Elections are often a study of something in between getting the election results we deserve and politicians misreading why their side won a big race, especially if it is a narrow win.

In times of turmoil, voters often choose with their hearts and not their heads. And in case you haven't noticed, for the past two decades, we have been in a constant state of turmoil, with our election results reflecting that instability.

One could argue that the beginning of the technology revolution 20 years ago began the modern swings in our electoral politics. The impact has become very similar to the economic, cultural, geographic and political upheaval of the Industrial Revolution in the 1880s.
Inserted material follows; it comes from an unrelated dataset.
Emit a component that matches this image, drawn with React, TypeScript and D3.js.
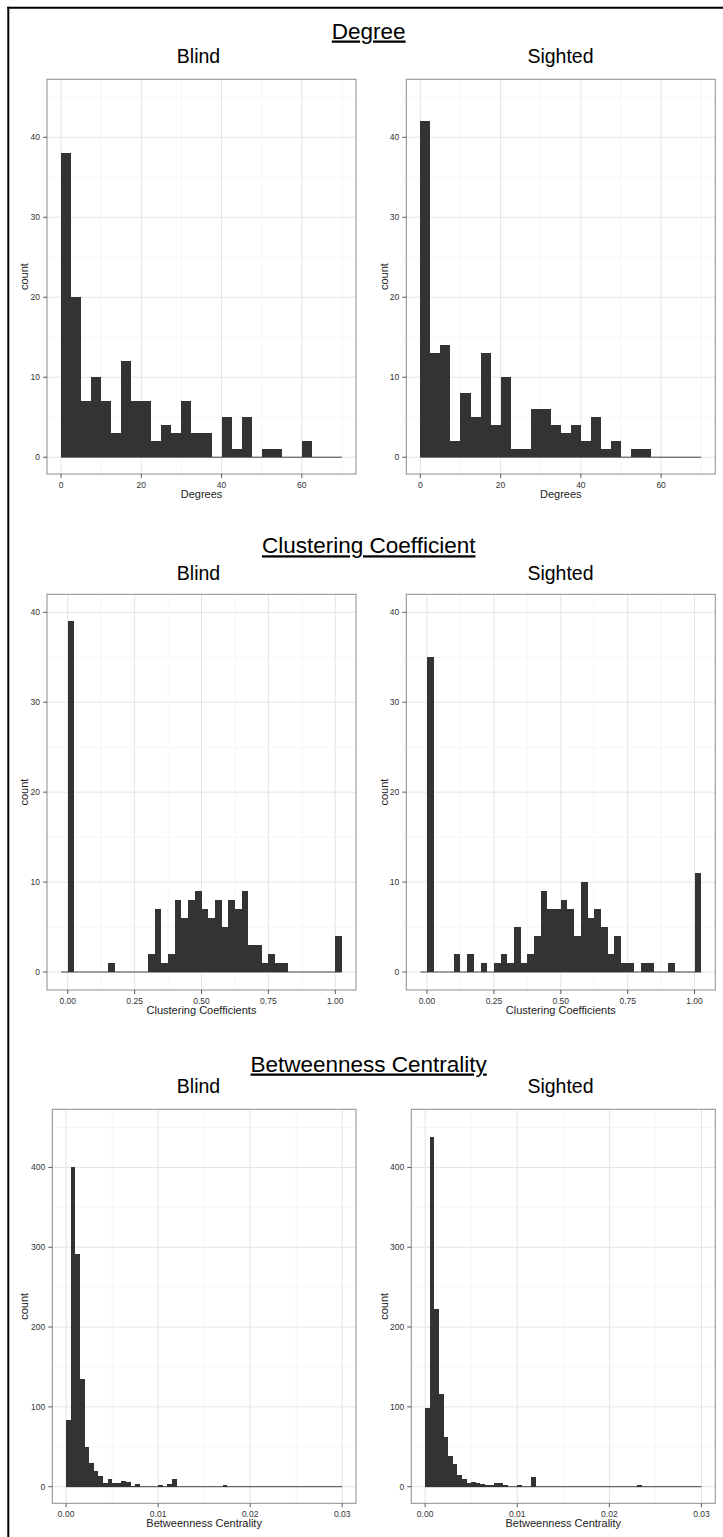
import React from 'react'
import * as d3 from 'd3'

// histogram counts (one value per bin)
const degreeBinStart = 0
const degreeBinWidth = 2.5
const degreeBlind = [38, 20, 7, 10, 7, 3, 12, 7, 7, 2, 4, 3, 7, 3, 3, 0, 5, 1, 5, 0, 1, 1, 0, 0, 2, 0, 0, 0]
const degreeSighted = [42, 13, 14, 2, 8, 5, 13, 4, 10, 1, 1, 6, 6, 4, 3, 4, 2, 5, 1, 2, 0, 1, 1, 0, 0, 0, 0, 0]
const degreeXTicks = [0, 20, 40, 60]
const degreeXMinor = [10, 30, 50, 70]
const degreeYTicks = [0, 10, 20, 30, 40]
const degreeYMinor = [5, 15, 25, 35, 45]

const clusterBinStart = -0.025
const clusterBinWidth = 0.025
const clusterBlind = [
  0, 39, 0, 0, 0, 0, 0, 1, 0, 0, 0, 0, 0, 2, 7, 1, 2, 8, 6, 8, 9,
  7, 6, 8, 5, 8, 7, 9, 3, 3, 1, 2, 1, 1, 0, 0, 0, 0, 0, 0, 0, 4,
]
const clusterSighted = [
  0, 35, 0, 0, 0, 2, 0, 2, 0, 1, 0, 1, 2, 1, 5, 1, 2, 4, 9, 7, 7,
  8, 7, 4, 10, 6, 7, 5, 2, 4, 1, 1, 0, 1, 1, 0, 0, 1, 0, 0, 0, 11,
]
const clusterXTicks = [0, 0.25, 0.5, 0.75, 1]
const clusterXMinor = [0.125, 0.375, 0.625, 0.875]
const clusterYTicks = [0, 10, 20, 30, 40]
const clusterYMinor = [5, 15, 25, 35]

const betweenBinStart = 0
const betweenBinWidth = 0.0005
const betweenBlind = [
  84, 400, 291, 135, 50, 30, 20, 14, 5, 10, 5, 5, 7, 6, 1, 4, 0, 0, 0, 0,
  2, 0, 4, 10, 0, 0, 0, 0, 0, 0, 0, 0, 0, 0, 2, 0, 0, 0, 0, 0,
  0, 0, 0, 0, 0, 0, 0, 0, 0, 0, 0, 0, 0, 0, 0, 0, 0, 0, 0, 0,
]
const betweenSighted = [
  98, 438, 223, 116, 62, 38, 28, 15, 10, 5, 6, 5, 3, 2, 2, 5, 5, 2, 0, 0,
  2, 0, 0, 12, 0, 0, 0, 0, 0, 0, 0, 0, 0, 0, 0, 0, 0, 0, 0, 0,
  0, 0, 0, 0, 0, 0, 2, 0, 0, 0, 0, 0, 0, 0, 0, 0, 0, 0, 0, 0,
]
const betweenXTicks = [0, 0.01, 0.02, 0.03]
const betweenXMinor = [0.005, 0.015, 0.025]
const betweenYTicks = [0, 100, 200, 300, 400]
const betweenYMinor = [50, 150, 250, 350, 450]

const FONT = "'Liberation Sans', Arial, Helvetica, sans-serif"
const BAR = '#333333'

function Panel({box, xDomain, yDomain, xTicks, xMinor, yTicks, yMinor, counts, binStart, binWidth, xFormat, xLabel, title, titleX, titleY, countX}) {
  const x = d3.scaleLinear().domain(xDomain).range([box.left, box.right])
  const y = d3.scaleLinear().domain(yDomain).range([box.bottom, box.top])
  const bins = counts.map((c, i) => ({x0: binStart + i * binWidth, x1: binStart + (i + 1) * binWidth, c}))
  const dataEnd = binStart + counts.length * binWidth
  const midY = (box.top + box.bottom) / 2

  return (
    <g>
      <text x={titleX} y={titleY} textAnchor="middle" fontSize={19.5} fontFamily={FONT} fill="#000">
        {title}
      </text>
      <rect x={box.left} y={box.top} width={box.right - box.left} height={box.bottom - box.top} fill="#fff" />
      {xMinor.map((t) => (
        <line key={'xm' + t} x1={x(t)} x2={x(t)} y1={box.top} y2={box.bottom} stroke="#f4f4f4" strokeWidth={0.8} />
      ))}
      {yMinor.map((t) => (
        <line key={'ym' + t} x1={box.left} x2={box.right} y1={y(t)} y2={y(t)} stroke="#f4f4f4" strokeWidth={0.8} />
      ))}
      {xTicks.map((t) => (
        <line key={'xg' + t} x1={x(t)} x2={x(t)} y1={box.top} y2={box.bottom} stroke="#e4e4e4" strokeWidth={1} />
      ))}
      {yTicks.map((t) => (
        <line key={'yg' + t} x1={box.left} x2={box.right} y1={y(t)} y2={y(t)} stroke="#e4e4e4" strokeWidth={1} />
      ))}
      <line x1={x(binStart)} x2={x(dataEnd)} y1={y(0)} y2={y(0)} stroke={BAR} strokeWidth={0.9} />
      {bins.filter((b) => b.c > 0).map((b, i) => (
        <rect key={i} x={x(b.x0)} y={y(b.c)} width={x(b.x1) - x(b.x0)} height={y(0) - y(b.c)} fill={BAR} shapeRendering="crispEdges" />
      ))}
      <rect x={box.left} y={box.top} width={box.right - box.left} height={box.bottom - box.top} fill="none" stroke="#8c8c8c" strokeWidth={1} />

      {yTicks.map((t) => (
        <g key={'yt' + t}>
          <line x1={box.left - 4} x2={box.left} y1={y(t)} y2={y(t)} stroke="#333" strokeWidth={0.8} />
          <text x={box.left - 7} y={y(t)} dy="0.34em" textAnchor="end" fontSize={8.5} fontFamily={FONT} fill="#333">
            {t}
          </text>
        </g>
      ))}
      {xTicks.map((t) => (
        <g key={'xt' + t}>
          <line x1={x(t)} x2={x(t)} y1={box.bottom} y2={box.bottom + 4} stroke="#333" strokeWidth={0.8} />
          <text x={x(t)} y={box.bottom + 13.5} textAnchor="middle" fontSize={8.5} fontFamily={FONT} fill="#333">
            {xFormat(t)}
          </text>
        </g>
      ))}
      <text x={(box.left + box.right) / 2} y={box.bottom + 23.5} textAnchor="middle" fontSize={11} fontFamily={FONT} fill="#222">
        {xLabel}
      </text>
      <text transform={`translate(${countX},${midY}) rotate(-90)`} textAnchor="middle" fontSize={11} fontFamily={FONT} fill="#222">
        count
      </text>
    </g>
  )
}

const fmtInt = d3.format('d')
const fmt2 = d3.format('.2f')

export default function App() {
  const width = 723
  const height = 1537
  const cols = [
    {left: 47, right: 356, titleX: 198.5, countX: 28.3},
    {left: 406.3, right: 715.3, titleX: 560.5, countX: 387.7},
  ]
  const colsB = [
    {left: 52.3, right: 356, titleX: 198.5, countX: 28.3},
    {left: 411.3, right: 715.3, titleX: 560.5, countX: 387.7},
  ]

  const sections = [
    {
      heading: 'Degree', headingY: 38.5, titleY: 62.7, top: 79.3, bottom: 474, columns: cols,
      xDomain: [-3.5, 73.5], yDomain: [-2.1, 47.25], xTicks: degreeXTicks, xMinor: degreeXMinor,
      yTicks: degreeYTicks, yMinor: degreeYMinor, binStart: degreeBinStart, binWidth: degreeBinWidth,
      series: [degreeBlind, degreeSighted], xFormat: fmtInt, xLabel: 'Degrees',
    },
    {
      heading: 'Clustering Coefficient', headingY: 553.3, titleY: 580, top: 594.3, bottom: 990, columns: cols,
      xDomain: [-0.0775, 1.0775], yDomain: [-2, 42], xTicks: clusterXTicks, xMinor: clusterXMinor,
      yTicks: clusterYTicks, yMinor: clusterYMinor, binStart: clusterBinStart, binWidth: clusterBinWidth,
      series: [clusterBlind, clusterSighted], xFormat: fmt2, xLabel: 'Clustering Coefficients',
    },
    {
      heading: 'Betweenness Centrality', headingY: 1071.5, titleY: 1092.7, top: 1109.3, bottom: 1503.3, columns: colsB,
      xDomain: [-0.0015, 0.0315], yDomain: [-20.8, 472.8], xTicks: betweenXTicks, xMinor: betweenXMinor,
      yTicks: betweenYTicks, yMinor: betweenYMinor, binStart: betweenBinStart, binWidth: betweenBinWidth,
      series: [betweenBlind, betweenSighted], xFormat: fmt2, xLabel: 'Betweenness Centrality',
    },
  ]
  const groups = ['Blind', 'Sighted']

  return (
    <svg width={width} height={height} style={{position: 'absolute', left: 0, top: 0, background: '#fff'}}>
      <rect x={0} y={0} width={width} height={height} fill="#fff" />
      <line x1={8.3} x2={8.3} y1={6.7} y2={height} stroke="#000" strokeWidth={2} />
      <line x1={7.3} x2={width} y1={7.7} y2={7.7} stroke="#000" strokeWidth={2} />
      {sections.map((s) => (
        <g key={s.heading}>
          <text x={368.7} y={s.headingY} textAnchor="middle" fontSize={22.5} fontFamily={FONT} fill="#000" textDecoration="underline">
            {s.heading}
          </text>
          {s.columns.map((c, i) => (
            <Panel
              key={groups[i]}
              box={{left: c.left, right: c.right, top: s.top, bottom: s.bottom}}
              xDomain={s.xDomain}
              yDomain={s.yDomain}
              xTicks={s.xTicks}
              xMinor={s.xMinor}
              yTicks={s.yTicks}
              yMinor={s.yMinor}
              counts={s.series[i]}
              binStart={s.binStart}
              binWidth={s.binWidth}
              xFormat={s.xFormat}
              xLabel={s.xLabel}
              title={groups[i]}
              titleX={c.titleX}
              titleY={s.titleY}
              countX={c.countX}
            />
          ))}
        </g>
      ))}
    </svg>
  )
}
Between 1880 and 1900, the country went through a cultural shock when we went from living and working around the rising and setting of the sun to a schedule set by the ticking of a clock. The transformation meant longer working hours and more people moving into cities and away from small towns and farms. The expansion of electricity led to advances in the mass production of steel, dry goods and chemicals.

People became more mobile as train travel and automobiles freed them from their reliance on animals for transportation. As people, inventions and news traveled faster, great wealth was amassed (and lost) at a rapid pace. Recessions became commonplace in reaction to bank runs and rail strikes, and people moved back and forth between poverty and the middle class with unsettling frequency.

Our politics reflected that cultural upheaval. In those 20 years, the presidency and the majorities in Congress swung back and forth like pendulums on a sugar high. The panic of 1893 led to the Democrats losing more than 100 seats in Congress, the largest single turnover of power in history. The only president to lose his first try at a bid for a second term, Grover Cleveland, came back to win it four years later.

 

We have faced a similar upheaval over the last two decades as technology has both created great wealth and increased economic disparity; fueled partisan elections; and shaped a cultural and economic dislocation between the powerful and the rest of us.

Along the way, we have faced a devastating terrorist attack, seemingly endless wars in faraway places, an economic collapse and a robust economic rebound that was shattered by a pandemic.

We get around faster now but with the internet as our vehicle: a mechanism that many believed in its infancy would draw us together but has instead become a Big Brother, using us for profit. We are not the customer. We're the product. We have given up our privacy and information to corporate America for its profit.

All of this is happening as Big Tech censors ideas, divides us politically and drives news coverage.